Tim Winter and Mark Frost discuss the way the symbolism of the Atomic Bomb Dome has changed over time, especially in the period following the Cold War and the occurrence of other humanitarian disasters. Later in this clip they compare the representation of the A-Dome to the Nanjing Massacre Memorial Hall, and the ways in which the two sites may relate or compete with each other within the sphere of international peace.
Tim Winter and Mark Frost consider how the Atomic Bomb Dome and Peace Park have been normalised over time and examine the way the local community continues to debate whether there is a need for constant remembrance and peace promotion. The architecture of the structure is also analysed, with particular emphasise placed on how the structure evokes spirituality and simultaneously, destruction.
Tim Winter and Mark Frost discuss the preservation history of the Atomic Bomb Dome and the debate that surrounded the decision to conserve the site as a symbol off peace. Furthermore, they compare the preservation efforts that took place in Nagasaki and examine the ways different stakeholders influence the ongoing memorialisation of the site.
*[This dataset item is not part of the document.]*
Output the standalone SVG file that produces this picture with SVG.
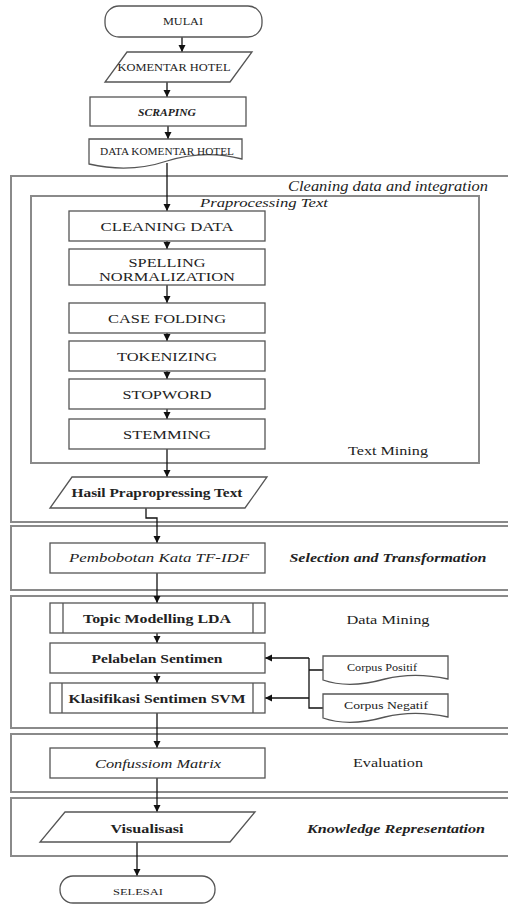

Tim Winter and Mark Frost discuss the way the Atomic Bomb Dome has been used overtime as a symbol of atomic peace and international nuclear disarmament. Following on from this, Winter and Frost explore how the post-war urban reconstruction of Hiroshima included the development of the peace park - a visual symbol of Japan's progression towards modernity and commitment to global humanity. The sites designation as World Heritage and the management issues that are then associated with such a listing are also touched upon.
Tim Winter and Mark Frost analyse how the Atomic Bomb Dome is viewed nationally within the public's consciousness, as well as question whether it is appropriate to consider sites of dark tourism in terms of their aesthetics. Following on from this they examine the complexity of the iconography of the site as both an international symbol of ultimate destruction and ongoing global peace. Finally they consider the ways in which the Peace Park has become a normalised civic space and how this alters peoples perception of the Atomic Bomb Dome.
Tim Winter and Mark Frost conclude their visit to the Atomic Bomb Dome by discussing how local and international political tensions become entangled in the history and memorialisation of the site, as well as highlight how the discourse of peace is now being used as a guise to booster nationalism in the East Asian region. Further to this they question why the Hiroshima Peace Memorial was individually listed on the World Heritage List, and not jointly with ruin sites in Nagasaki. Lastly they discuss the ambiguous nature of the site as it has transformed from a 20th Century manufacturing building into a monument for peace.
Mark Frost and Tim Winter discuss the history of Hiroshima Castle and the reconstruction process that took place following World War II, including the reproduction ideology that forms part of Japanese preservation methods. Further to this, they analyse the debate that surrounded the decision to rebuild the structure, which was originally a site of military strength, in a city now deemed as symbol of peace. Lastly, they discuss the way the city of Hiroshima has been internationally appropriated as a city of peace and how a structure such as this has been reconstructed to fit within that ideology.